Thermodynamic analyses of a phosphoric acid fuel cell / Thermoelectric generator hybrid system with the thomson effect

Abstract

Apart from producing electricity, phosphoric acid fuel cell (PAFC) releases a lot of exhaust heat during operation. A hybrid system incorporating a PAFC, a regenerator and a thermoelectric generator (TEG) is presented to recover the exhaust heat from the PAFC via TEG. Not only the Peltier and Seebeck effects but also the Thomson effect are taken into account to accurately describe the TEG model. The energetic and exergetic performances for the PAFC-TEG hybrid system are studied using thermodynamic criteria, including output power, energetic efficiency, exergy destruction rate and exergetic efficiency. The relationships between the PAFC operating current density and the TEG current density at different temperatures are derived. The maximum power density of the hybrid system and its corresponding energetic efficiency and exergetic efficiency are 6.6%, 7.8% and 7.7% higher than that of the single PAFC system, respectively.
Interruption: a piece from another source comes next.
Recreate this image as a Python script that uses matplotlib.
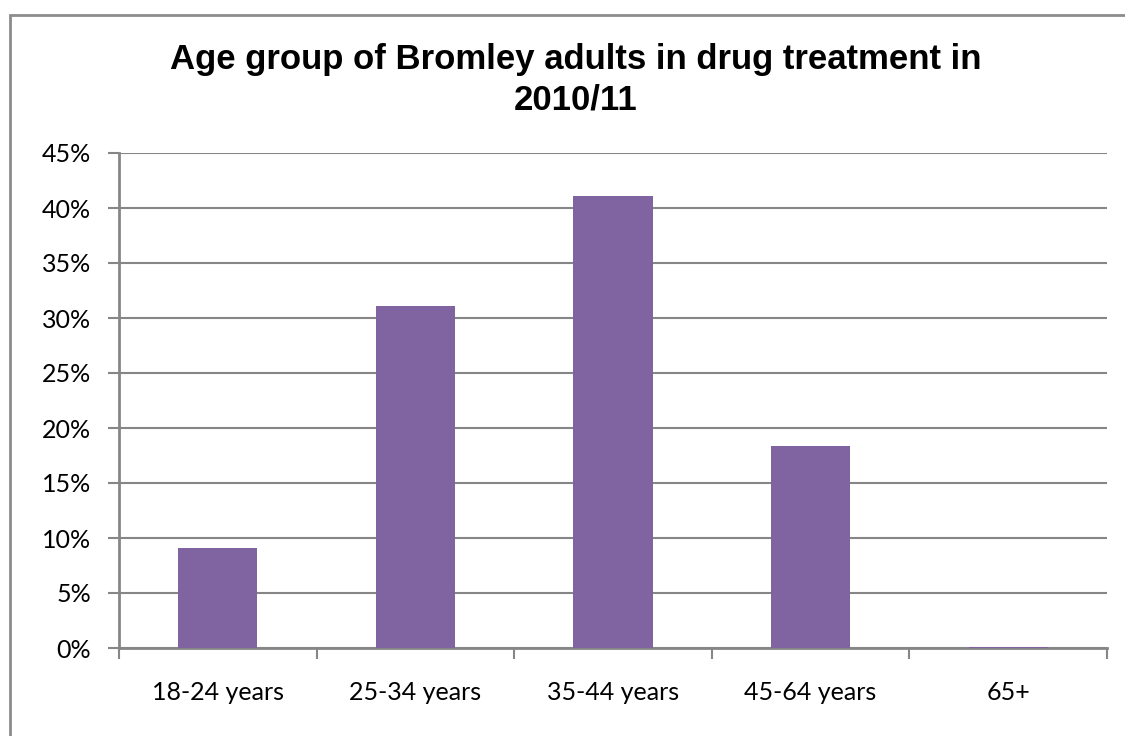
import matplotlib
matplotlib.use("Agg")
import matplotlib.pyplot as plt
from matplotlib.patches import Rectangle
from matplotlib.ticker import FixedLocator

categories = ["18-24 years", "25-34 years", "35-44 years", "45-64 years", "65+"]
percentages = [9.1, 31.1, 41.1, 18.4, 0.1]
y_ticks = [0, 5, 10, 15, 20, 25, 30, 35, 40, 45]
y_tick_labels = [f"{v}%" for v in y_ticks]
title_text = "Age group of Bromley adults in drug treatment in\n2010/11"

bar_color = "#8064A2"
axis_gray = "#868686"
label_font = ["Lato", "DejaVu Sans"]

fig = plt.figure(figsize=(11.25, 7.36), dpi=100)
fig.patch.set_facecolor("white")

# outer chart frame
fig.patches.append(Rectangle((10 / 1125, -0.05), 1.2, 1 - 15 / 736 + 0.05,
                             transform=fig.transFigure, fill=False,
                             edgecolor="#8c8c8c", linewidth=2, zorder=0))

ax = fig.add_axes([119 / 1125, 1 - 648 / 736, (1107 - 119) / 1125, (648 - 153) / 736])

x = range(len(categories))
ax.bar(x, percentages, width=0.4, color=bar_color, zorder=5)

ax.set_xlim(-0.5, len(categories) - 0.5)
ax.set_ylim(0, 45)

ax.set_yticks(y_ticks)
ax.set_yticklabels(y_tick_labels, fontfamily=label_font, fontsize=18)
ax.set_xticks(list(x))
ax.set_xticklabels(categories, fontfamily=label_font, fontsize=18)
ax.xaxis.set_minor_locator(FixedLocator([i - 0.5 for i in range(len(categories) + 1)]))

ax.tick_params(axis="x", which="major", length=0, pad=24)
ax.tick_params(axis="x", which="minor", length=8, width=1.5, color=axis_gray, direction="out")
ax.tick_params(axis="y", length=8, width=1.5, color=axis_gray, pad=12)

ax.grid(axis="y", color=axis_gray, linewidth=1.5, zorder=1)
ax.set_axisbelow(True)

for side in ["top", "right"]:
    ax.spines[side].set_visible(False)
for side in ["left", "bottom"]:
    ax.spines[side].set_color(axis_gray)
    ax.spines[side].set_linewidth(2)
    ax.spines[side].set_zorder(4)

fig.text(0.5116, 1 - 109 / 736, title_text, ha="center", va="baseline",
         multialignment="center",
         fontfamily=["Liberation Sans", "DejaVu Sans"], fontweight="bold",
         fontsize=25, linespacing=1.28)

fig.savefig("out.png", dpi=100, facecolor="white")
Meanwhile, the corresponding exergy destruction rate density is found to be decreased by 7.8%. The optimum operating ranges of these four vital performance parameters for the PAFC-TEG system are obtained by taking the maximum power output as the optimization criterion. The influences of Thomson effect on the PAFC-TEG system thermodynamic performance are also discussed. Furthermore, the effects of the operating conditions and designing parameters on the PAFC-TEG system performance are investigated through exhaustive parametric studies.